Christmas of course teaches us to have Jesus born in our hearts. Not just on a single day, but throughout our lives. That makes us Christian. Through Baptism we are incorporated into the body of Christ and forgiven for our sins. It doesn't just end there though. It has to continue. Conversion is not just a single event, not just something that happens only once.. but it's something that happens over and over. Every day. Every breath. Every time we choose God over sin we are having a moment of conversion. We might have had a huge mountain top experience at one point, but we still must keep growing. Becoming more like Christ every day.
That brings us to our first feast, Stephen. This is one example of how Christians behave. It's an example of what it takes to get to Heaven, right? If you die for your faith we Christians believe you will go to Heaven. The early Christians believed it so strongly that they would sing hymns and rejoice on the way to the collossiums to be killed. People were converted by the faith they witnessed. I think that's one of the examples we are given right after Christmas to show us an important fact. Having Jesus born in our hearts means being willing to die for our faith, it means standing up for our faith and witnessing to it. Most of us aren't in danger of this at the moment, but some people are. In other countries we see a genocide being committed. Ninevah has been eradicated, a group that has been Christian since the time of Christ, is now gone.

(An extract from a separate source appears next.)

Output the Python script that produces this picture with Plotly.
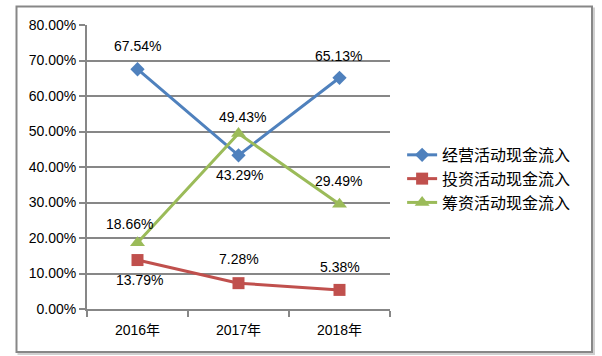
import plotly.graph_objects as go

years = ["2016年", "2017年", "2018年"]
series_names = ["经营活动现金流入", "投资活动现金流入", "筹资活动现金流入"]
operating = [67.54, 43.29, 65.13]
investing = [13.79, 7.28, 5.38]
financing = [18.66, 49.43, 29.49]
y_ticks = [0, 10, 20, 30, 40, 50, 60, 70, 80]
y_tick_labels = ["0.00%", "10.00%", "20.00%", "30.00%", "40.00%", "50.00%", "60.00%", "70.00%", "80.00%"]

colors = ["#4F81BD", "#C0504D", "#9BBB59"]
symbols = ["diamond", "square", "triangle-up"]
msizes = [11, 12, 13]
# label offsets (px): xshift, yshift for each point
label_offsets = [
    [(0, 23), (1, -20), (-1, 22)],
    [(1.5, -20), (0, 24), (0, 23)],
    [(-8.5, 19), (3.5, 17), (-1, 23)],
]

W, H = 602, 356
L, R, T, B = 87, 212, 25, 47
font_lat = "Liberation Sans, Noto Sans CJK SC"
grid = "#878787"

fig = go.Figure()
all_series = [operating, investing, financing]
for i, vals in enumerate(all_series):
    fig.add_trace(go.Scatter(
        x=years, y=vals, name=series_names[i], mode="lines+markers",
        line=dict(color=colors[i], width=3),
        marker=dict(symbol=symbols[i], size=msizes[i], color=colors[i]),
    ))
    for j, v in enumerate(vals):
        xs, ys = label_offsets[i][j]
        fig.add_annotation(x=years[j], y=v, xref="x", yref="y", text=f"{v:.2f}%",
                           showarrow=False, xshift=xs, yshift=ys,
                           font=dict(family=font_lat, size=14, color="#000000"))

pw = W - L - R
ph = H - T - B
# soft shadow of the chart frame
fig.add_shape(type="rect", xref="paper", yref="paper",
              x0=(18.5 - L) / pw, x1=(594 - L) / pw,
              y0=(H - B - 354) / ph, y1=(H - B - 8.5) / ph,
              line=dict(color="#d0d0d0", width=2), layer="below")
fig.add_shape(type="rect", xref="paper", yref="paper",
              x0=(16.5 - L) / pw, x1=(592 - L) / pw,
              y0=(H - B - 352) / ph, y1=(H - B - 6.5) / ph,
              line=dict(color="#878787", width=2), fillcolor="white", layer="below")

fig.update_layout(
    width=W, height=H,
    margin=dict(l=L, r=R, t=T, b=B),
    paper_bgcolor="white", plot_bgcolor="rgba(0,0,0,0)",
    font=dict(family=font_lat, size=14, color="#000000"),
    showlegend=True,
    legend=dict(x=1.04, y=0.458, xanchor="left", yanchor="middle",
                font=dict(family="Noto Sans CJK SC", size=16, color="#000000"),
                bgcolor="rgba(0,0,0,0)", tracegroupgap=0, itemwidth=30),
    xaxis=dict(type="category", range=[-0.5, 2.5], showline=True, linecolor=grid, linewidth=2,
               ticks="outside", tickson="boundaries", ticklen=6, tickcolor=grid, tickwidth=2,
               ticklabelstandoff=7,
               showgrid=False, tickfont=dict(size=14), fixedrange=True),
    yaxis=dict(range=[0, 80], tickvals=y_ticks, ticktext=y_tick_labels,
               showline=True, linecolor=grid, linewidth=2,
               ticks="outside", ticklen=6, tickcolor=grid, tickwidth=2,
               showgrid=True, gridcolor=grid, gridwidth=2, zeroline=False,
               tickfont=dict(size=14), fixedrange=True),
)

fig.write_html("out.html", post_script="document.body.style.margin='0';",
               config={"displayModeBar": False})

Then we see John the Evangelist. John was indeed ready to die for his faith. Legend has it that he was boiled alive in oil... and lived. So they banished him to an island where he spent the last of his life. John didn't die a martyr, but we still consider him to be in Heaven. I think this is another way that the Church is showing us to live for Christ. That we must stay true to our faith until the end, tackling whatever crosses come our way. That some of us are going to die quietly, but we shoudl do so with faith. Just yesterday I went to deliver Holy Communion to a parishioner. She spoke of her faith. She spoke of her impending death. She cried. We cried. Her faith was powerful. She is not afraid to die. She is ready to go on. She spoke of Jesus with a faith that said "I know this man. I am so happy to go be with him." She thanked us over and over again for bringing him to her in the Eucharist. She said it was the most important thing to her right now. That's an example for us all.
Then you have the third way, the one that is hardest to talk about, isn't it? The innocent. The lives that are lost but had no chance to convert. Among these the most obvious would be the unborn lives that have never had the chance to live outside the womb. Just this morning I saw an article about a woman who was upset that a magazine cover showed a fetus and it looked "too much like a baby." It brings it home doesn't it? That a fetus looks like a baby? People don't like to think about this. The thing is, at one time even Christians worried that someone who was not baptized would go to hell, or at best some place called Limbo. Now, as we see with this feast, we trust in God's mercy. We Catholics believe that if a child dies before the age of reason they go to Heaven to be with God. Just like the Holy Innocents that Herod killed. We don't believe they are in some separate state, but rather that God's mercy reaches out to those who do not know, those who had no choice, or those who just can't make a decision. That includes all of those who never were evangelized, or did not have the mental capacity to make a choice. We believe that God loves all and has mercy on all. Then we trust. We trust that those who committed suicide are able to go to Heaven. That those who were shot by a gang member while walking home are with Him. That those who simply did not know, that his mercy pours over them.
That brings another group of innocents. How many are fleeing persecution from regimes that want their death, seeking asylum in our countries.. only to be turned away. Sure, there are some who are trying to harm us. We should not be ignorant of that. There are some radicals who may hide among them trying to get into places to kill... but what of the innocent? What of the children? The young mothers, the widows and orphans? The truly innocent? How do we turn our backs on them especially at Christmas time and almost forget them?
Yes, I think the Church groups these together to remind us that our faith only begins at Christmas... it must continue through till our own Easter. That's a powerful reminder of resurrection isn't it? Our own personal Easter is going to be unique.. it's going to be ours.. no one else can live our lives for us.. and no one else is going to have a death exactly the same as ours... but praise be to God that we can all be resurrected if we have but faith. My homebound friend has given me an example of the way that I hope I am able to experience Easter. With faith. With patience. With joy. With confidence. She did not speak of fear, even if it might be there. Rather she worried about her child and how much of a burden she was on them, she worried about them... not herself. I heard not one selfish word come out her mouth.. but rather I stood and listened to Jesus speak through her.
Heavy things to think of.. but again I must say, Christmas has no meaning without Easter.